* Begin RECORDED INFORMATION *

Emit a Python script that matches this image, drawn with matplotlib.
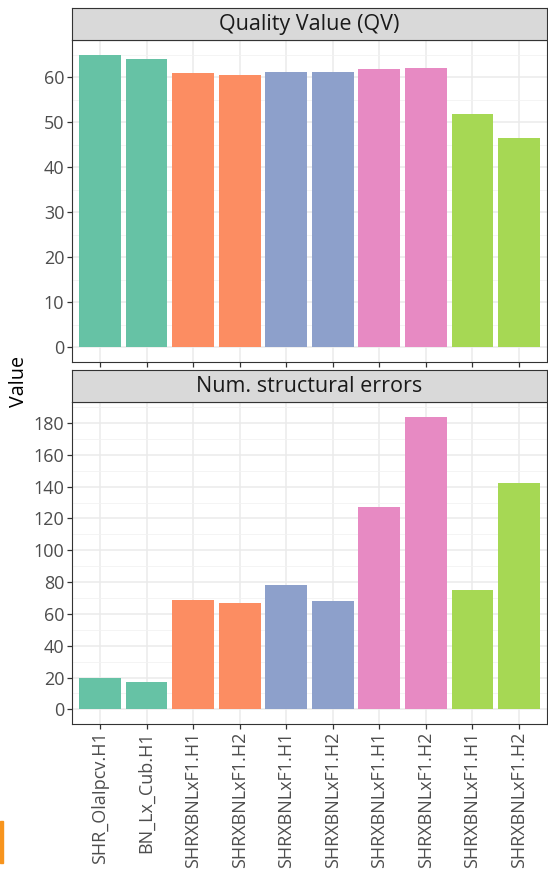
import matplotlib.pyplot as plt
import numpy as np
from matplotlib.patches import Rectangle

samples = ["SHR_OlaIpcv.H1", "BN_Lx_Cub.H1",
           "SHRXBNLxF1.H1", "SHRXBNLxF1.H2",
           "SHRXBNLxF1.H1", "SHRXBNLxF1.H2",
           "SHRXBNLxF1.H1", "SHRXBNLxF1.H2",
           "SHRXBNLxF1.H1", "SHRXBNLxF1.H2"]
groups = [0, 0, 1, 1, 2, 2, 3, 3, 4, 4]
qv = [65.0, 64.1, 61.0, 60.4, 61.1, 61.2, 61.9, 62.1, 51.8, 46.5]
struct_errors = [20, 17, 69, 67, 78, 68, 127, 184, 75, 142]
facet_titles = ["Quality Value (QV)", "Num. structural errors"]
qv_ticks = [0, 10, 20, 30, 40, 50, 60]
err_ticks = [0, 20, 40, 60, 80, 100, 120, 140, 160, 180]

palette = ["#66C2A5", "#FC8D62", "#8DA0CB", "#E78AC3", "#A6D854"]

plt.rcParams['font.family'] = ['Open Sans', 'DejaVu Sans']

W, H = 548, 874
fig = plt.figure(figsize=(W / 100, H / 100), dpi=100)

def px_axes(x0, y0, x1, y1):
    return fig.add_axes([x0 / W, 1 - y1 / H, (x1 - x0) / W, (y1 - y0) / H])

def panel(y_strip, y_top, y_bot, values, ticks, title, show_x):
    ax = px_axes(72, y_top, 547, y_bot)
    x = np.arange(1, len(values) + 1)
    cols = [palette[g] for g in groups]
    ax.bar(x, values, width=0.9, color=cols, zorder=3)
    ax.set_xlim(0.4, len(values) + 0.6)
    vmax = max(values)
    ax.set_ylim(-0.05 * vmax, vmax * 1.05)
    ax.set_yticks(ticks)
    step = ticks[1] - ticks[0]
    minor = [t + step / 2 for t in ticks if t + step / 2 < vmax * 1.05]
    ax.set_yticks(minor, minor=True)
    ax.set_xticks(x)
    ax.grid(True, which='major', color='#EBEBEB', lw=1.1, zorder=0)
    ax.grid(True, which='minor', axis='y', color='#F2F2F2', lw=0.6, zorder=0)
    ax.set_axisbelow(True)
    for s in ax.spines.values():
        s.set_color('#333333')
        s.set_linewidth(0.8)
    ax.tick_params(axis='both', which='major', length=3.5, width=0.9,
                   color='#333333', labelcolor='#4D4D4D', labelsize=13, pad=2)
    ax.tick_params(axis='y', which='minor', length=0)
    if show_x:
        ax.set_xticklabels(samples, rotation=90, va='top', ha='center')
    else:
        ax.set_xticklabels([])
    st = px_axes(72, y_strip, 547, y_top)
    st.set_facecolor('#D9D9D9')
    st.set_xticks([])
    st.set_yticks([])
    for s in st.spines.values():
        s.set_color('#333333')
        s.set_linewidth(0.8)
    st.text(0.5, 0.47, title, ha='center', va='center', fontsize=15.5,
            color='#1A1A1A', transform=st.transAxes)
    return ax

panel(8, 40, 362, qv, qv_ticks, facet_titles[0], False)
panel(370, 402, 724, struct_errors, err_ticks, facet_titles[1], True)

fig.text(19 / W, 1 - 381 / H, "Value", rotation=90, ha='center', va='center',
         fontsize=14.2, color='black')

# small orange mark at the left edge
fig.patches.append(Rectangle((0, 1 - 863 / H), 3 / W, 42 / H,
                             transform=fig.transFigure, color='#F7941D'))

fig.savefig("out.png", dpi=100)
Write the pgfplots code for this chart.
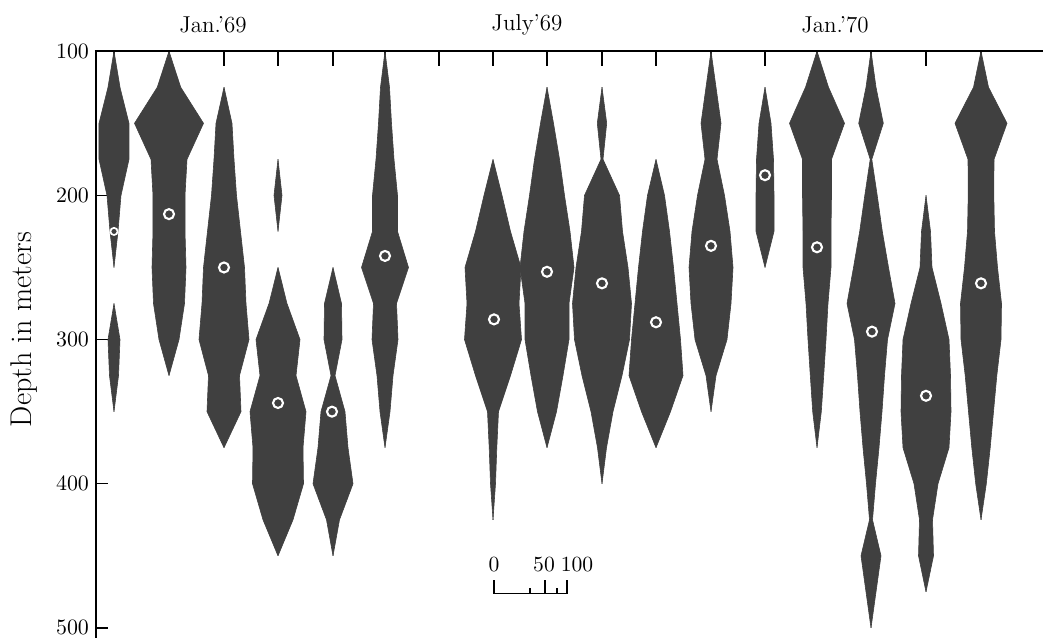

* End RECORDED INFORMATION *

PROBLEM TO WORK ON:
Extract all lines of the records above that include "matplotlib".

RESPONSE TO THIS TASK:
Emit a Python script that matches this image, drawn with matplotlib.
import matplotlib.pyplot as plt
from matplotlib.patches import Rectangle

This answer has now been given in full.